Treasury 10-year notes pared a weekly loss as the highest yields since March bolstered demand as investors debated whether the economy is strengthening enough for the Federal Reserve to consider slowing stimulus measures.
Benchmark 10-year yields climbed to the highest level since March 14 yesterday and volatility increased to the most in six months after Fed Chairman Ben S. Bernanke said earlier this week the central bank may cut the pace of asset purchases if policy makers see indications of sustained growth. A government report showed durable goods orders (DGNOCHNG) rose more than forecast in April.
“We’re at the top of the range,” said Larry Milstein, managing director in New York of government-debt trading at R.W. Pressprich & Co. “It’s probably a good buying opportunity at these levels. The Fed’s still in buying $85 billion a month. They haven’t tapered that as of yet.”
The 10-year yield fell one basis point, or 0.01 percentage point, to 2 percent at 12 p.m. in New York. The yield rose to 2.07 percent yesterday. The price of the 1.75 percent note due in May 2023 rose 3/32, or 94 cents per $1,000 face value, to 97 22/32. The yield has climbed five basis points this week, the fourth consecutive five-day loss since four weeks ended in August.
Orders for durable goods, those meant to last at least three years, increased 3.3 percent last month after dropping 5.9 percent in March, the Commerce Department said today in Washington.
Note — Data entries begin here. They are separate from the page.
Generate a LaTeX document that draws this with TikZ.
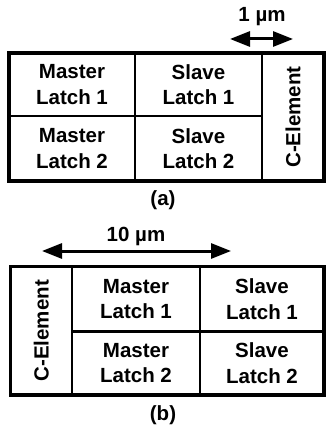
\documentclass[tikz,border=0pt]{standalone}
\usepackage{fontspec}
\setmainfont{Liberation Sans}
\usetikzlibrary{arrows.meta}
\tikzset{
  cell/.style={draw, line width=2.6pt, rectangle, inner sep=0pt, align=center,
    font=\bfseries\fontsize{20.5}{25.5}\selectfont},
  frame/.style={draw, line width=3.4pt},
  dim/.style={line width=3pt, {Triangle[length=20pt,width=15pt]}-{Triangle[length=20pt,width=15pt]}},
  lbl/.style={font=\bfseries\fontsize{20.5}{24}\selectfont, inner sep=0pt}
}
\begin{document}
\begin{tikzpicture}[x=1pt,y=-1pt]
\useasboundingbox (0,0) rectangle (326,430);

% ---- (a): C-element on the right ----
\node[cell, minimum width=126pt, minimum height=63pt] (aM1) at (72,84.5) {Master\\Latch 1};
\node[cell, minimum width=127pt, minimum height=63pt] (aS1) at (198.5,84.5) {Slave\\Latch 1};
\node[cell, minimum width=126pt, minimum height=65pt] (aM2) at (72,148.5) {Master\\Latch 2};
\node[cell, minimum width=127pt, minimum height=65pt] (aS2) at (198.5,148.5) {Slave\\Latch 2};
\node[cell, rotate=90, minimum width=128pt, minimum height=62pt] (aC) at (293,117) {C-Element};
\draw[frame] (9,53) rectangle (324,181);

\coordinate (aL) at (230,39);
\coordinate (aR) at (293,39);
\draw[dim] (aL) -- (aR);
\node[lbl] (aT) at (262,17) {1 µm};
\node[lbl] (acap) at (163,200) {(a)};

% ---- (b): C-element on the left ----
\node[cell, rotate=90, minimum width=128.5pt, minimum height=61.5pt] (bC) at (41.25,330.75) {C-Element};
\node[cell, minimum width=128pt, minimum height=65pt] (bM1) at (136,299) {Master\\Latch 1};
\node[cell, minimum width=124pt, minimum height=65pt] (bS1) at (262,299) {Slave\\Latch 1};
\node[cell, minimum width=128pt, minimum height=63.5pt] (bM2) at (136,363.25) {Master\\Latch 2};
\node[cell, minimum width=124pt, minimum height=63.5pt] (bS2) at (262,363.25) {Slave\\Latch 2};
\draw[frame] (10.5,266.5) rectangle (324,395);

\coordinate (bL) at (42,251);
\coordinate (bR) at (231,251);
\draw[dim] (bL) -- (bR);
\node[lbl] (bT) at (136,236) {10 µm};
\node[lbl] (bcap) at (163,415) {(b)};
\end{tikzpicture}
\end{document}
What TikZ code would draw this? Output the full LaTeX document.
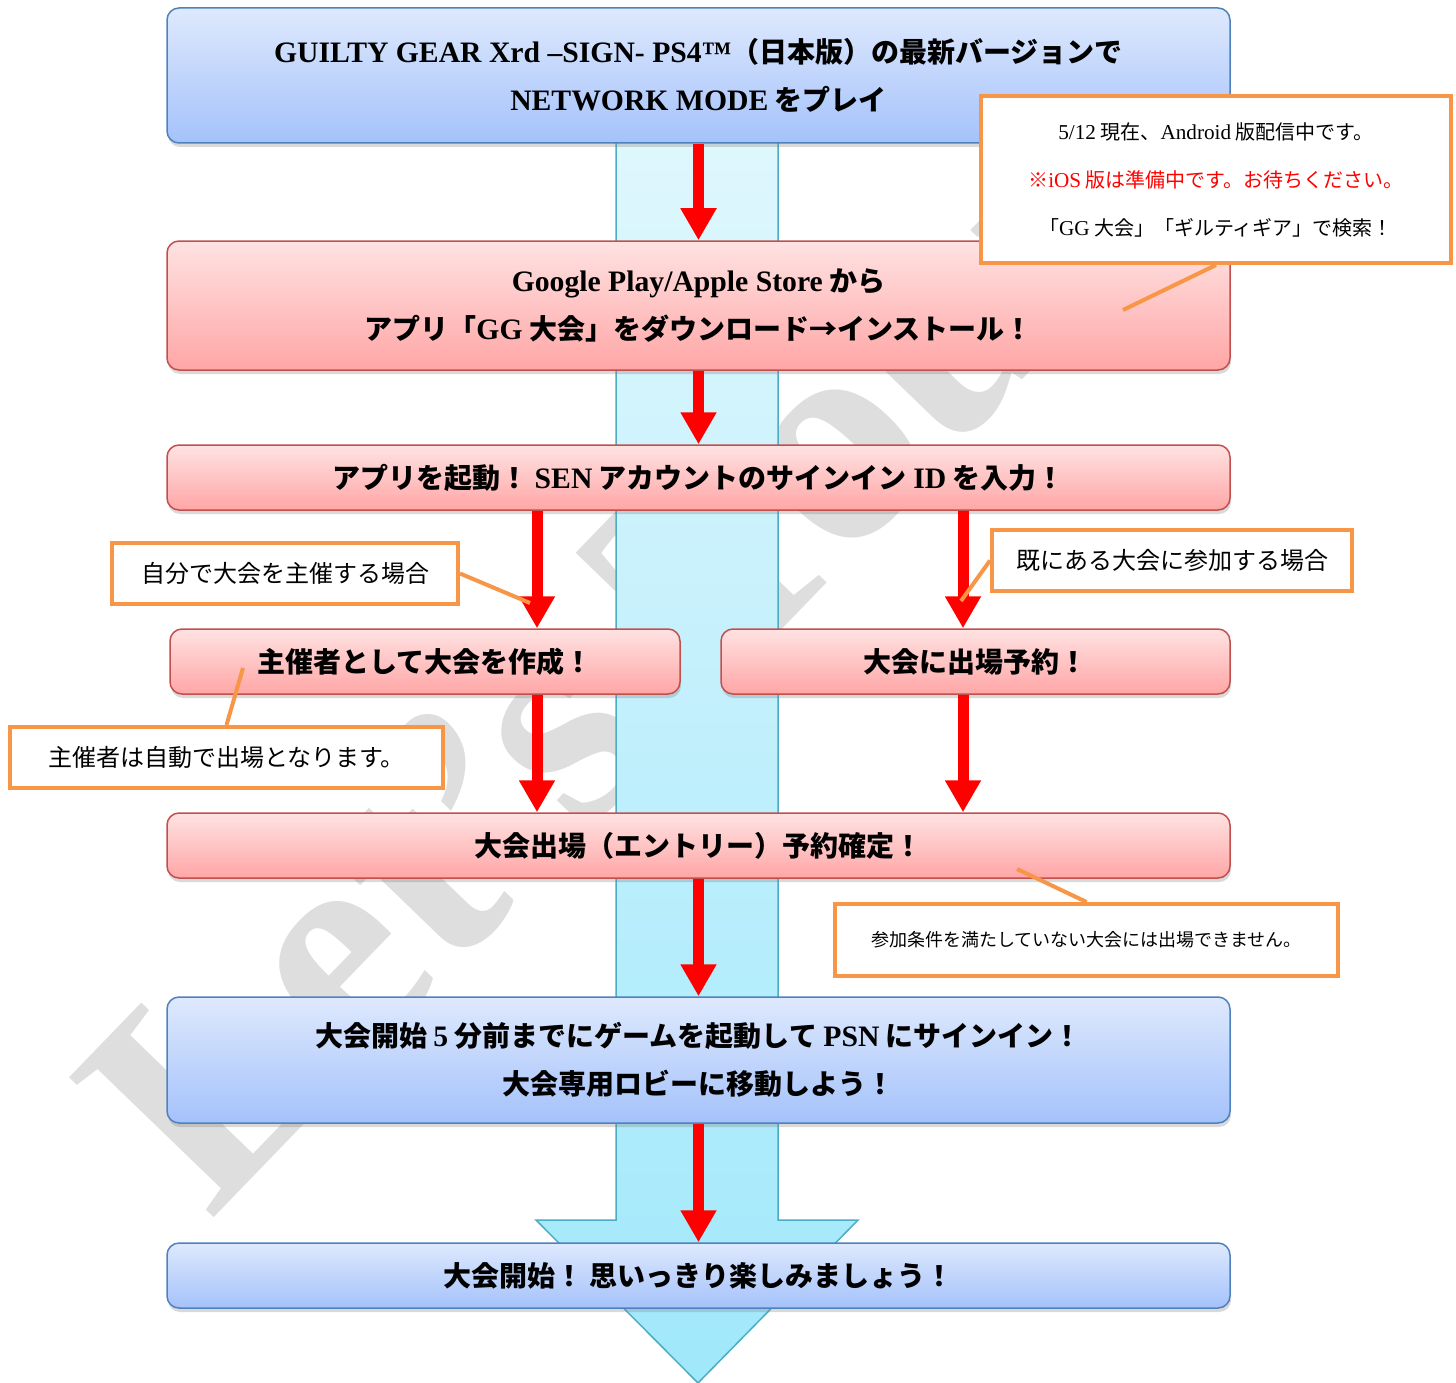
\documentclass[tikz,border=0pt]{standalone}
\usepackage{fontspec}
\setmainfont{Liberation Serif}[Scale=1.06]
\newfontfamily\jp{Noto Sans CJK JP}
\usetikzlibrary{arrows.meta,shadows}
\definecolor{bluetop}{RGB}{222,233,253}
\definecolor{bluebot}{RGB}{164,194,251}
\definecolor{blueline}{RGB}{79,129,189}
\definecolor{pinktop}{RGB}{255,226,226}
\definecolor{pinkbot}{RGB}{255,166,166}
\definecolor{pinkline}{RGB}{192,80,77}
\definecolor{flowtop}{RGB}{224,247,253}
\definecolor{flowbot}{RGB}{160,232,251}
\definecolor{flowline}{RGB}{75,172,198}
\definecolor{noteorange}{RGB}{247,150,70}
\definecolor{wmgray}{RGB}{222,222,222}
\newcommand{\lat}[1]{{\rmfamily #1}}

\begin{document}
\begin{tikzpicture}[x=1pt,y=-1pt]
        \tikzset{box/.style = {rounded corners=12pt,line width=1.5pt,minimum width=1063pt,inner sep=0pt,align=center,font=\jp\bfseries\fontsize{28}{48}\selectfont,drop shadow={opacity=.3,shadow xshift=1pt,shadow yshift=-4pt}}};
        \tikzset{bluebox/.style = {box,draw=blueline,top color=bluetop,bottom color=bluebot}};
        \tikzset{pinkbox/.style = {box,draw=pinkline,top color=pinktop,bottom color=pinkbot}};
        \tikzset{note/.style = {draw=noteorange,line width=4pt,fill=white,inner sep=0pt,align=center,font=\jp\fontsize{24}{48}\selectfont}};
        \tikzset{redarrow/.style = {draw=red,line width=11pt,-{Triangle[width=34pt,length=32pt]}}};
        \tikzset{noteline/.style = {draw=noteorange,line width=4pt}};
        \useasboundingbox (0,0) rectangle (1456,1383);
        % watermark and the big arrow behind everything
        \node[wmgray,rotate=46,anchor=base west,inner sep=0pt,font=\bfseries\fontsize{290}{290}\selectfont] (wm) at (210,1222) {Let's Tour};
        \draw[flowline,line width=1.5pt,top color=flowtop,bottom color=flowbot] (616,120) -- (616,1220) -- (536,1220) -- (698,1383) -- (858,1220) -- (778,1220) -- (778,120) -- cycle;
        % steps
        \node[bluebox,minimum height=135pt] (game) at (698.5,75.5) {\lat{GUILTY GEAR Xrd –SIGN- PS4™}（日本版）の最新バージョンで\\\lat{NETWORK MODE} をプレイ};
        \node[pinkbox,minimum height=129pt] (app) at (698.5,305.5) {\lat{Google Play/Apple Store} から\\アプリ「\lat{GG} 大会」をダウンロード→インストール！};
        \node[pinkbox,minimum height=65pt] (login) at (698.5,477.5) {アプリを起動！ \lat{SEN} アカウントのサインイン \lat{ID} を入力！};
        \node[pinkbox,minimum height=65pt,minimum width=510pt] (host) at (425,661.5) {主催者として大会を作成！};
        \node[pinkbox,minimum height=65pt,minimum width=509pt] (join) at (975.5,661.5) {大会に出場予約！};
        \node[pinkbox,minimum height=65pt] (entry) at (698.5,845.5) {大会出場（エントリー）予約確定！};
        \node[bluebox,minimum height=126pt] (ready) at (698.5,1060) {大会開始 \lat{5} 分前までにゲームを起動して \lat{PSN} にサインイン！\\大会専用ロビーに移動しよう！};
        \node[bluebox,minimum height=65pt] (start) at (698.5,1275.5) {大会開始！ 思いっきり楽しみましょう！};
        % red arrows
        \coordinate (lx) at (537,0);
        \coordinate (rx) at (963,0);
        \draw[redarrow] (game) -- (app);
        \draw[redarrow] (app) -- (login);
        \draw[redarrow] (login.south -| lx) -- (host.north -| lx);
        \draw[redarrow] (login.south -| rx) -- (join.north -| rx);
        \draw[redarrow] (host.south -| lx) -- (entry.north -| lx);
        \draw[redarrow] (join.south -| rx) -- (entry.north -| rx);
        \draw[redarrow] (entry) -- (ready);
        \draw[redarrow] (ready) -- (start);
        % notes
        \node[note,minimum width=470pt,minimum height=167pt,font=\jp\fontsize{20}{48}\selectfont] (store) at (1216,179.5) {\lat{5/12} 現在、\lat{Android} 版配信中です。\\{\color{red}※\lat{iOS} 版は準備中です。お待ちください。}\\「\lat{GG} 大会」「ギルティギア」で検索！};
        \node[note,minimum width=346pt,minimum height=61pt] (self) at (285,573.5) {自分で大会を主催する場合};
        \node[note,minimum width=433pt,minimum height=61pt] (auto) at (226.5,757.5) {主催者は自動で出場となります。};
        \node[note,minimum width=360pt,minimum height=61pt] (other) at (1172,560.5) {既にある大会に参加する場合};
        \node[note,minimum width=503pt,minimum height=72pt,font=\jp\fontsize{18}{24}\selectfont] (cond) at (1086.5,940) {参加条件を満たしていない大会には出場できません。};
        \coordinate (storeend) at (1123,310);
        \coordinate (selfend) at (530,603);
        \coordinate (autoend) at (243,668);
        \coordinate (otherend) at (961,601);
        \coordinate (condend) at (1017,869);
        \draw[noteline] (store.south) -- (storeend);
        \draw[noteline] (self.east) -- (selfend);
        \draw[noteline] (auto.north) -- (autoend);
        \draw[noteline] (other.west) -- (otherend);
        \draw[noteline] (cond.north) -- (condend);
\end{tikzpicture}
\end{document}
The median forecast from 78 economists surveyed by Bloomberg projected a 1.5 percent increase.
“The bond market has re-calibrated its views of where fair value is in yields relative to continued expectations of the Fed pulling back some stimulus,” said Adrian Miller, director of fixed-income strategies at GMP Securities LLC in New York. “This seems to be the appropriate level.”
Bernanke said in testimony to the U.S. Congress on May 22 that the central bank may reduce its stimulus at some point. “If we see continued improvement, and we have confidence that that is going to be sustained, then we could in -- in the next few meetings -- we could take a step down in our pace of purchases,” he said.
Treasury volatility as measured by Bank of America Merrill Lynch’s MOVE index increased to 68.22 yesterday, the highest level since Nov. 6.
“The Fed have made it very clear that their monetary policy is data dependent, so sensitivity to data will be even greater than normal,” said Peter Chatwell, a senior fixed-income strategist at Credit Agricole SA (ACA) in London. “The selloff in Treasuries is to be expected when equity markets are reaching new highs but undoubtedly the move was multiplied by Bernanke’s comments.”
The Standard & Poor’s 500 Index has fallen for three days after rising to a record this week.
Treasuries have handed investors a loss of 1.4 percent this month through yesterday, according to indexes compiled by Bank of America Merrill Lynch. German bunds dropped 1.1 percent.
Business confidence in Germany climbed in May, adding to signs that growth in Europe’s largest economy is gathering pace. The Ifo institute’s business climate index, based on a survey of 7,000 executives, rose to 105.7 from 104.4 in April. Analysts predicted sentiment would remain unchanged, according to the median of 44 forecasts in a Bloomberg News survey.
Treasury Inflation Protected Securities rose yesterday after non-primary dealers bought about 69 percent of the $13 billion of the securities issued. The government’s offering of the notes drew a high yield of minus 0.225 percent, compared with minus 0.602 percent at the March 21 offering, the biggest jump since the January 2011 sale of the maturity. The bid-to-cover ratio, which gauges demand by comparing total bids with the amount of securities offered, was 2.52.
The yield on current 10-year TIPS was little changed at negative 0.28 percent after dropping two basis points yesterday.
Indirect bidders, a class of investors that includes foreign central banks, bought 56.8 percent of the 10-year TIPS auctioned yesterday, the highest level since November 2010. They purchased 51.3 percent at the March sale. The average for the past 10 offerings is 44.5 percent.